Bedwani explains: “It’s taken off to a point where we feel we have a serious offering. In the past two years, experiential was the buzz word, but now everyone is talking about influencers.”

The work

Earlier this month, The Projects had its busiest week since setting up, with seven events in seven days. There were events for Fairfax to launch its compact newspaper editions, the launch of TV’s The Biggest Loser’s initiative, The Promise, a stunt that saw nine abseilers cling to the side of ING Direct’s HQ in Sydney to launch the firm’s new brand values – ‘bold and different’, and a dinner for luxury home d√©cor brand Waterford Interiors.

But things haven’t always been so busy. It took The Projects two months to sign its first client, Absolut Vodka. EA Games and EMI Music followed.

The first activation for Absolut was Ten Summer Sundays, held at Bondi’s Swiss Grand Hotel and featuring A-list celebs. “The idea was to give Bondi something it had never had – a European-style beach club,” explains Bedwani.

Soon after Barker joined, the client list expanded to include ING Direct, Westfield and Audi. The agency now has about 15 regular clients it produces multiple annual activations for. But a lot of The Projects’ work is on a project-by-project basis for less regular clients. Having just signed Samsung Australia as a big win to kick off 2013, the list is forever growing.

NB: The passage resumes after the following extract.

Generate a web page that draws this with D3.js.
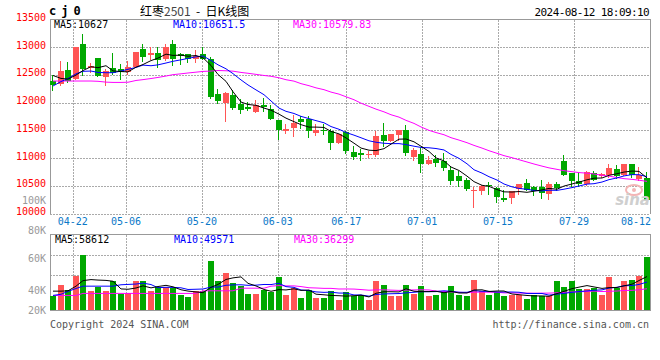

So what has been their favourite project? Bedwani cites StyleStream, for Westfield, as a stand-out project. It was a consumer-generated live runway show, designed to drive more traffic to Westfield’s website. Consumers could create looks from a virtual closet and the best were created for the Westfield Sydney runway in the real world.  More than 10,000 looks were created and there were 35,000 Facebook likes and shares.

Bedwani says: “It was my favourite because the idea was conceived in this room. We had no idea how we would do it, but we knew we could.”

Philosophy

The Projects works to the notion of ‘Ideas, execute, amplify’. But its values sum it up: Daring, professional, fun, creative, dynamic, flexible.

Philby suggests: “We are a bit like a dysfunctional family. Everyone plays a role, but there isn’t a hierarchical tiered structure.”

And Barker adds: “We are passionate about putting on great events and having fun. That’s the nature of experiential – it’s exciting and different.”

But that doesn’t come without its challenges. As Philby explains: “The challenges for us are how to manage growth and retain our culture, and how quickly to grow. We’ve opened offices in Sydney and LA within four years, and there are now conversations around Hong Kong and London. Staying focused on what we’re good at is also a challenge. We get a lot of PR briefs, but we’re not a PR agency. It’s the same for digital.”

Looking ahead

Into 2013 and beyond, the partners are confident in experiential’s potential.

Barker says: “Experiential is growing, but it’s still a small part of the marketing mix, alongside traditional above-the-line media. I think it will grow at a faster pace in the next few years, as more companies experiment with it and find they can increase engagement and build relationships, as well as generate sales.”

And The Projects has big global plans. “This year we plan to continue our growth in Australia and America,” explains Barker. “In America we’re focusing on winning more national business, and in Australia it’s about making sure we’re keeping our current client base happy whilst also acquiring new business.”